→ PROMPT:
Reproduce all the lines exactly as they stand, apart from the pictures.

-- begin DATA SHOWN --

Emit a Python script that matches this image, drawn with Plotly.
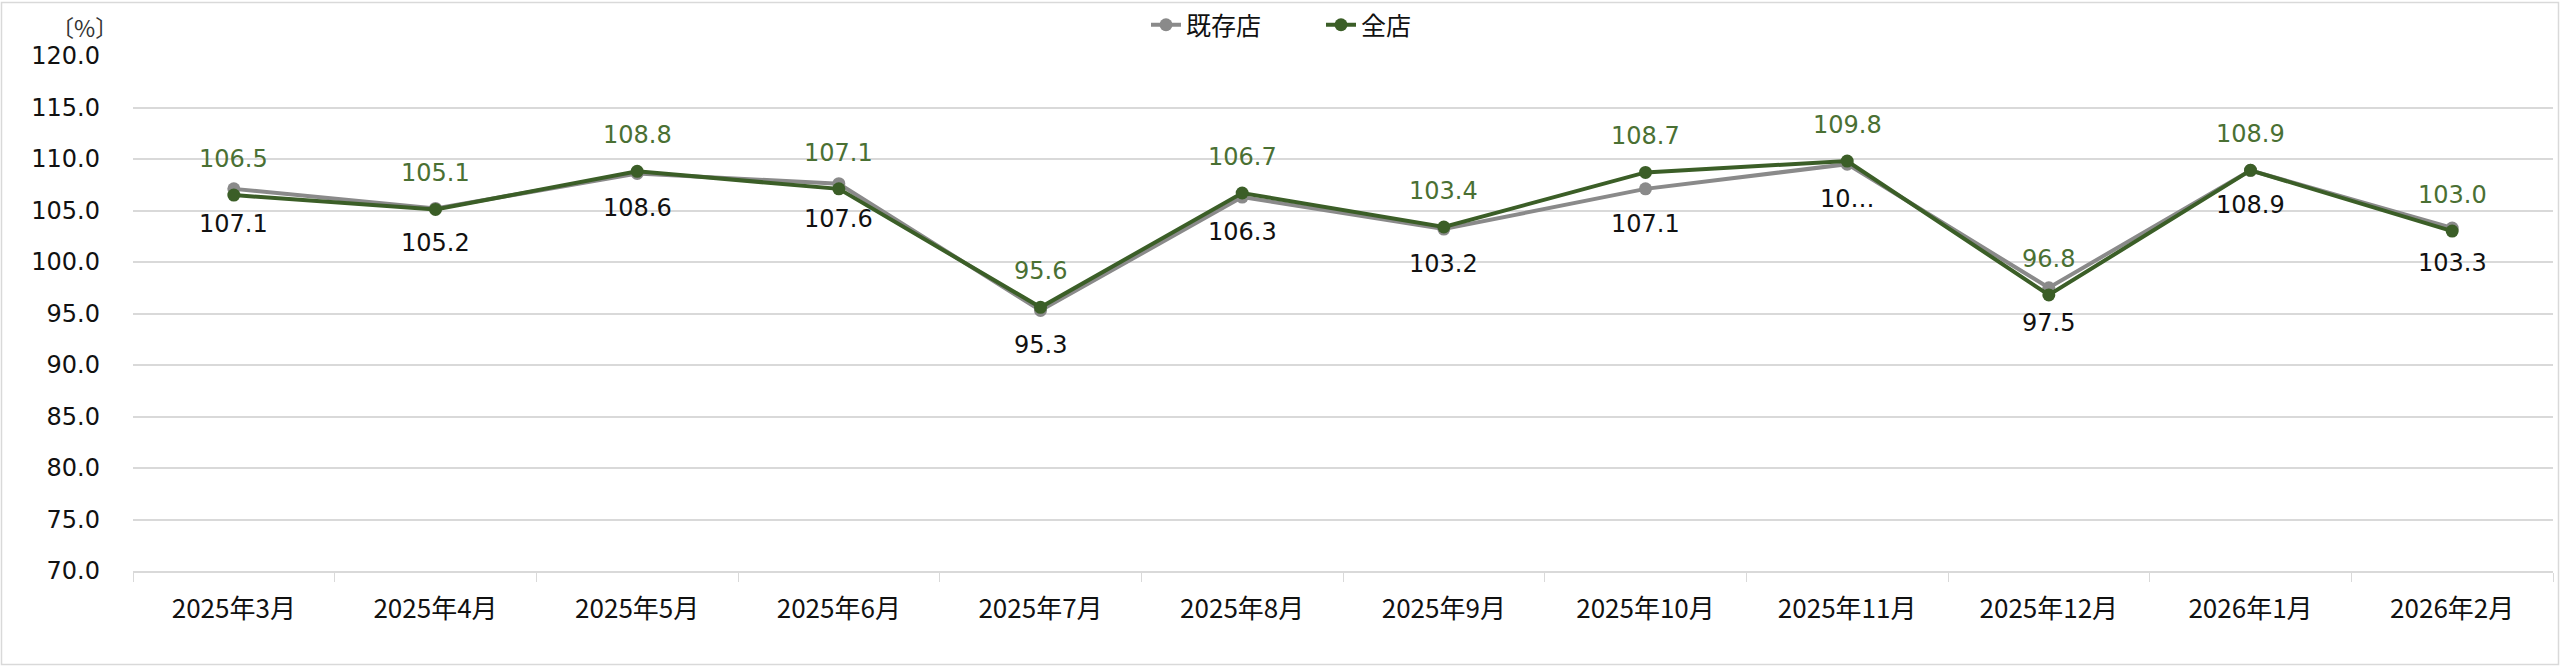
import plotly.graph_objects as go

months = ['2025年3月', '2025年4月', '2025年5月', '2025年6月', '2025年7月', '2025年8月',
          '2025年9月', '2025年10月', '2025年11月', '2025年12月', '2026年1月', '2026年2月']
existing = [107.1, 105.2, 108.6, 107.6, 95.3, 106.3, 103.2, 107.1, 109.5, 97.5, 108.9, 103.3]
all_stores = [106.5, 105.1, 108.8, 107.1, 95.6, 106.7, 103.4, 108.7, 109.8, 96.8, 108.9, 103.0]
y_ticks = [70, 75, 80, 85, 90, 95, 100, 105, 110, 115, 120]

# the 11月 label of 既存店 is cut off in the original chart
existing_text = [f'{v:.1f}' for v in existing]
existing_text[8] = '10…'
all_text = [f'{v:.1f}' for v in all_stores]

GRAY = '#8a8a8a'
GREEN = '#3b5e27'
GREEN_TXT = '#4a7033'
GRID = '#d9d9d9'
NUM_FONT = 'DejaVu Sans, Noto Sans CJK JP'
JP_FONT = 'Noto Sans CJK JP, DejaVu Sans'

L, R, T, B = 133, 7, 56, 95
W, H = 2560, 666
PW, PH = W - L - R, H - T - B

fig = go.Figure()
fig.add_trace(go.Scatter(x=months, y=existing, name='既存店', mode='lines+markers',
    line=dict(color=GRAY, width=4), marker=dict(color=GRAY, size=13)))
fig.add_trace(go.Scatter(x=months, y=all_stores, name='全店', mode='lines+markers',
    line=dict(color=GREEN, width=4), marker=dict(color=GREEN, size=13)))

ann = []
for m, v, t in zip(months, all_stores, all_text):
    ann.append(dict(x=m, y=v, text=t, showarrow=False, yshift=36,
                    font=dict(family=NUM_FONT, size=24, color=GREEN_TXT)))
for m, v, t in zip(months, existing, existing_text):
    ann.append(dict(x=m, y=v, text=t, showarrow=False, yshift=-35,
                    font=dict(family=NUM_FONT, size=24, color='#111111')))
ann.append(dict(xref='paper', yref='paper', x=(84 - L) / PW, y=1 + (T - 27) / PH,
                text='〔%〕', showarrow=False, xanchor='center', yanchor='middle',
                font=dict(family=JP_FONT, size=23, color='#333333')))

fig.update_layout(
    width=W, height=H,
    margin=dict(l=L, r=R, t=T, b=B, autoexpand=False),
    paper_bgcolor='white', plot_bgcolor='white',
    showlegend=True,
    legend=dict(orientation='h', x=(1321 - L) / PW, y=1 + (T - 25) / PH,
                xanchor='center', yanchor='middle',
                font=dict(family=JP_FONT, size=25, color='#111111'),
                itemwidth=30, entrywidth=130, bgcolor='rgba(0,0,0,0)'),
    annotations=ann,
    shapes=[dict(type='rect', xref='paper', yref='paper',
                 x0=(1.5 - L) / PW, x1=1 + (R - 1.5) / PW,
                 y0=-(B - 1.5) / PH, y1=1 + (T - 2.5) / PH,
                 line=dict(color=GRID, width=1.5), layer='below')],
)
fig.update_xaxes(type='category', range=[-0.5, len(months) - 0.5],
                 showgrid=False, showline=True, linecolor=GRID, linewidth=1.5,
                 ticks='outside', tickson='boundaries', ticklen=9, tickcolor=GRID,
                 ticklabelstandoff=14, automargin=False,
                 tickfont=dict(family=JP_FONT, size=26, color='#111111'))
fig.update_yaxes(range=[70, 120], tickvals=y_ticks, tickformat='.1f',
                 gridcolor=GRID, gridwidth=1.5, zeroline=False, showline=False,
                 ticklabelstandoff=32, automargin=False,
                 tickfont=dict(family=NUM_FONT, size=24, color='#111111'))

# page has a default 8px body margin; remove it so the figure fills the window
fig.write_html('out.html', config={'displayModeBar': False},
               post_script="document.body.style.margin='0';")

-- end DATA SHOWN --

→ TASK ANSWER:
Emit a Python script that matches this image, drawn with Plotly.
import plotly.graph_objects as go

months = ['2025年3月', '2025年4月', '2025年5月', '2025年6月', '2025年7月', '2025年8月',
          '2025年9月', '2025年10月', '2025年11月', '2025年12月', '2026年1月', '2026年2月']
existing = [107.1, 105.2, 108.6, 107.6, 95.3, 106.3, 103.2, 107.1, 109.5, 97.5, 108.9, 103.3]
all_stores = [106.5, 105.1, 108.8, 107.1, 95.6, 106.7, 103.4, 108.7, 109.8, 96.8, 108.9, 103.0]
y_ticks = [70, 75, 80, 85, 90, 95, 100, 105, 110, 115, 120]

# the 11月 label of 既存店 is cut off in the original chart
existing_text = [f'{v:.1f}' for v in existing]
existing_text[8] = '10…'
all_text = [f'{v:.1f}' for v in all_stores]

GRAY = '#8a8a8a'
GREEN = '#3b5e27'
GREEN_TXT = '#4a7033'
GRID = '#d9d9d9'
NUM_FONT = 'DejaVu Sans, Noto Sans CJK JP'
JP_FONT = 'Noto Sans CJK JP, DejaVu Sans'

L, R, T, B = 133, 7, 56, 95
W, H = 2560, 666
PW, PH = W - L - R, H - T - B

fig = go.Figure()
fig.add_trace(go.Scatter(x=months, y=existing, name='既存店', mode='lines+markers',
    line=dict(color=GRAY, width=4), marker=dict(color=GRAY, size=13)))
fig.add_trace(go.Scatter(x=months, y=all_stores, name='全店', mode='lines+markers',
    line=dict(color=GREEN, width=4), marker=dict(color=GREEN, size=13)))

ann = []
for m, v, t in zip(months, all_stores, all_text):
    ann.append(dict(x=m, y=v, text=t, showarrow=False, yshift=36,
                    font=dict(family=NUM_FONT, size=24, color=GREEN_TXT)))
for m, v, t in zip(months, existing, existing_text):
    ann.append(dict(x=m, y=v, text=t, showarrow=False, yshift=-35,
                    font=dict(family=NUM_FONT, size=24, color='#111111')))
ann.append(dict(xref='paper', yref='paper', x=(84 - L) / PW, y=1 + (T - 27) / PH,
                text='〔%〕', showarrow=False, xanchor='center', yanchor='middle',
                font=dict(family=JP_FONT, size=23, color='#333333')))

fig.update_layout(
    width=W, height=H,
    margin=dict(l=L, r=R, t=T, b=B, autoexpand=False),
    paper_bgcolor='white', plot_bgcolor='white',
    showlegend=True,
    legend=dict(orientation='h', x=(1321 - L) / PW, y=1 + (T - 25) / PH,
                xanchor='center', yanchor='middle',
                font=dict(family=JP_FONT, size=25, color='#111111'),
                itemwidth=30, entrywidth=130, bgcolor='rgba(0,0,0,0)'),
    annotations=ann,
    shapes=[dict(type='rect', xref='paper', yref='paper',
                 x0=(1.5 - L) / PW, x1=1 + (R - 1.5) / PW,
                 y0=-(B - 1.5) / PH, y1=1 + (T - 2.5) / PH,
                 line=dict(color=GRID, width=1.5), layer='below')],
)
fig.update_xaxes(type='category', range=[-0.5, len(months) - 0.5],
                 showgrid=False, showline=True, linecolor=GRID, linewidth=1.5,
                 ticks='outside', tickson='boundaries', ticklen=9, tickcolor=GRID,
                 ticklabelstandoff=14, automargin=False,
                 tickfont=dict(family=JP_FONT, size=26, color='#111111'))
fig.update_yaxes(range=[70, 120], tickvals=y_ticks, tickformat='.1f',
                 gridcolor=GRID, gridwidth=1.5, zeroline=False, showline=False,
                 ticklabelstandoff=32, automargin=False,
                 tickfont=dict(family=NUM_FONT, size=24, color='#111111'))

# page has a default 8px body margin; remove it so the figure fills the window
fig.write_html('out.html', config={'displayModeBar': False},
               post_script="document.body.style.margin='0';")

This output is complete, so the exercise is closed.